Saxophonist Kenny Garrett plays Davie Saturday

Saxophonist Kenny Garrett, one of the most important and distinctive voices of his generation as both a player and composer, brings his innovative sound to Davie on Saturday in a concert for South Florida Jazz.

Garret will appear in an acoustic setting at Nova Southeastern University’s Miniaci Performing Arts Center with a quintet featuring Vernell Brown on piano, Corcoran Holt on bass, McClenty Hunter on drums and Rudy Bird on percussion.

Born in Detroit, Garrett, 53, learned jazz tradition on stage. He was 18 and fresh out of high school when he joined the Duke Ellington Orchestra, then led by Duke’s son Mercer. Garrett stayed with the band for 3 1/2 years, and he was on his way.

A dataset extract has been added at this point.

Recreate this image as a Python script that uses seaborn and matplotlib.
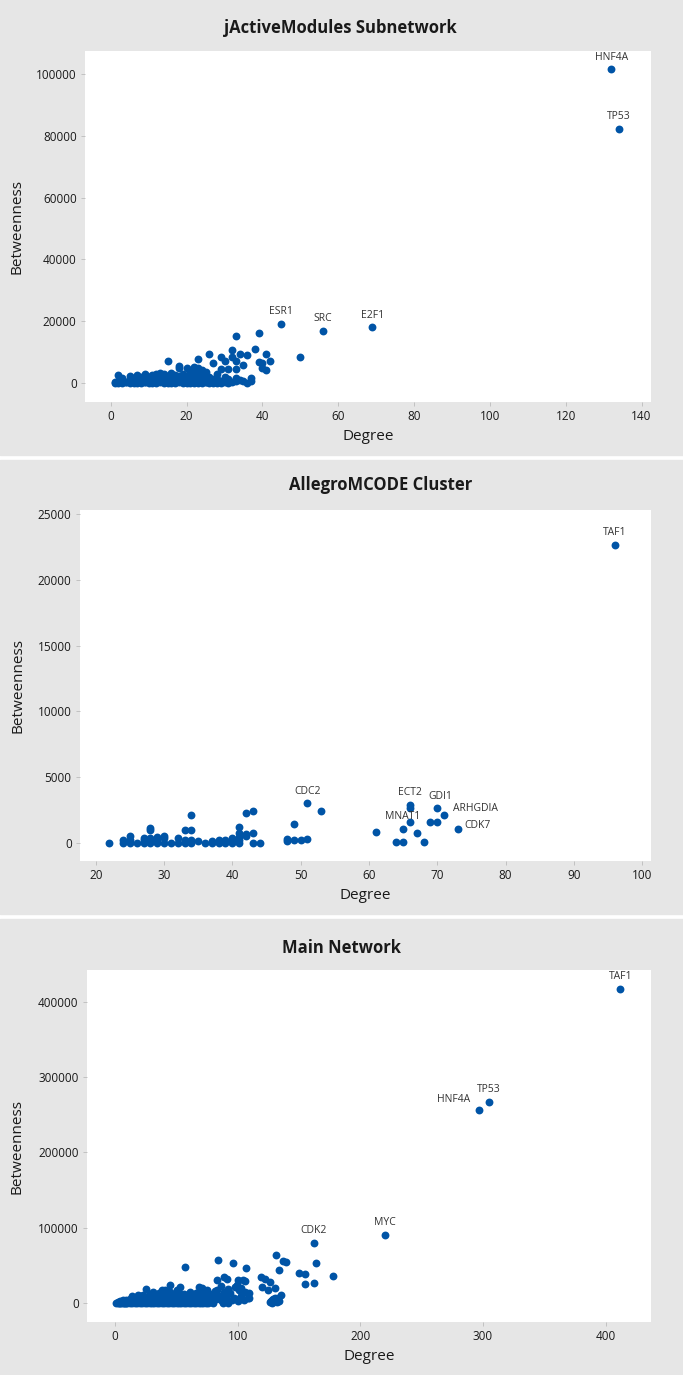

His career has included stints with top ensembles such as the Mel Lewis Orchestra and John McLaughlin’s Grammy-winning Five Peace Band and as a sideman for Art Blakey, McCoy Tyner and other major artists, most notably Miles Davis (for five years) and most recently Chick Corea.

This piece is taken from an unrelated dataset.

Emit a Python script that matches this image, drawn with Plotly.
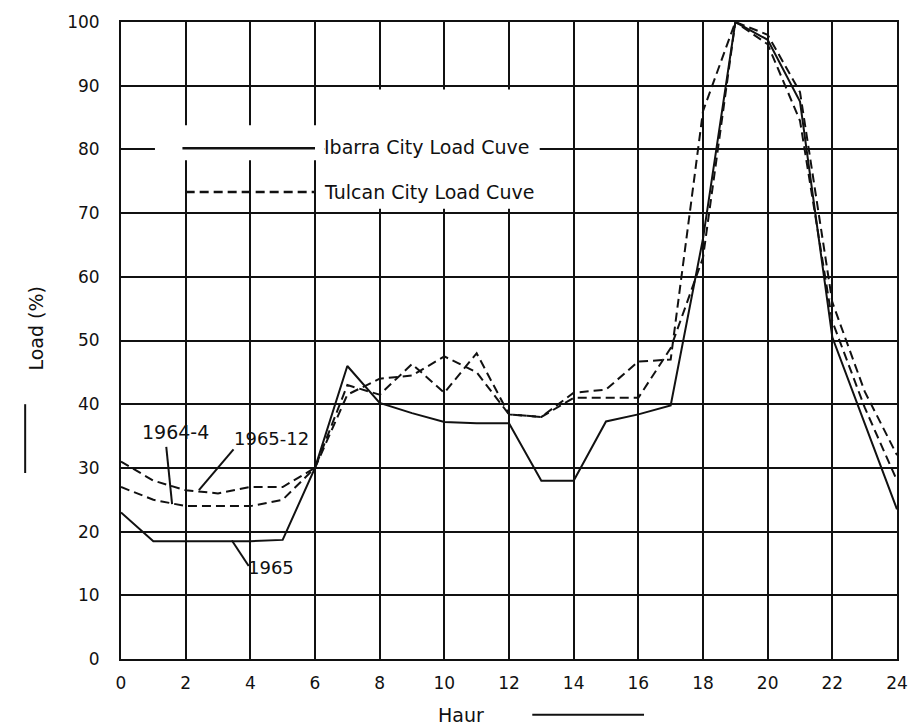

His latest album, Pushing the World Away, his 17th as a leader, has been nominated for a Grammy in the Best Jazz Instrumental Album category.

The title, he explains in the notes on his Web page, has to do with the fact that “to record an album requires a lot of preparation and to conceptualize the music I had to push away to receive the blessings and gifts from these songs.”

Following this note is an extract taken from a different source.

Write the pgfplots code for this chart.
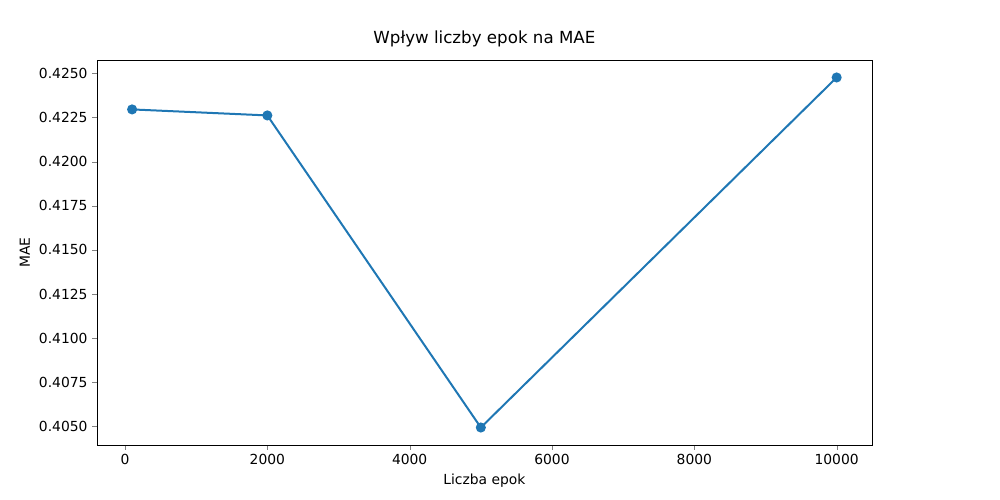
\documentclass[border=0pt]{standalone}
\usepackage{pgfplots}
\pgfplotsset{compat=1.18}
\usepackage{fontspec}
\setmainfont{DejaVu Sans}
\begin{document}
\begin{tikzpicture}
\path[use as bounding box] (-93.75pt,-41.25pt) rectangle (656.25pt,333.75pt);
\begin{scope}[overlay]
\begin{axis}[
  at={(0,0)}, anchor=origin,
  scale only axis, width=581.25pt, height=288.75pt,
  xmin=-395, xmax=10495, ymin=0.40395, ymax=0.42576,
  xtick={0,2000,4000,6000,8000,10000},
  ytick={0.405,0.4075,0.41,0.4125,0.415,0.4175,0.42,0.4225,0.425},
  /pgf/number format/assume math mode=true,
  xticklabel style={/pgf/number format/1000 sep={}},
  yticklabel style={/pgf/number format/.cd,fixed,fixed zerofill,precision=4},
  scaled y ticks=false, scaled x ticks=false,
  tick label style={font=\fontsize{10.4}{12}\selectfont},
  label style={font=\fontsize{10.4}{12}\selectfont},
  title style={font=\fontsize{12.5}{15}\selectfont},
  title={Wpływ liczby epok na MAE},
  xlabel={Liczba epok}, ylabel={MAE},
  tick align=outside, xtick pos=bottom, ytick pos=left,
  major tick length=3.5pt,
]
\addplot[color={rgb,255:red,31;green,119;blue,180}, line width=1.5pt, mark=*, mark size=3pt]
coordinates {(100,0.42296) (2000,0.42262) (5000,0.40494) (10000,0.42477)};
\end{axis}
\end{scope}
\end{tikzpicture}
\end{document}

On both the alto and soprano sax, Garrett has a full, rich sound and a highly melodic, storytelling approach. Pushing the World Away, often suggests a followup to the previous Seeds From the Underground, another varied collection of original compositions, in which Garrett paid tribute to artists who inspired him, including tracks such as JMac, for saxophonist Jackie McLean, and Haynes Here for drummer Roy Haynes.

In Pushing the World Away, Garrett celebrates Sonny Rollins (J’ouvert), Cuban pianist Chucho Valdes (Chucho’s Mambo), Chick Corea (Hey, Chick) and pianist Donald Brown (Brother Brown), among others. The title track, which features Garrett on soprano sax and includes chanting, suggests an homage to saxophonist John Coltrane from his My Favorite Things days.

“I wasn’t thinking of continuing the tribute idea like I had on Seeds … and before that on Songbook [1997],” Garrett said in a recent interview. “I was just writing.”

His approach is a testament to Garrett’s versatility and broad, lived-in understanding of the many styles of jazz, be it straight ahead post-bop, Latin jazz or electric jazz-rock fusion.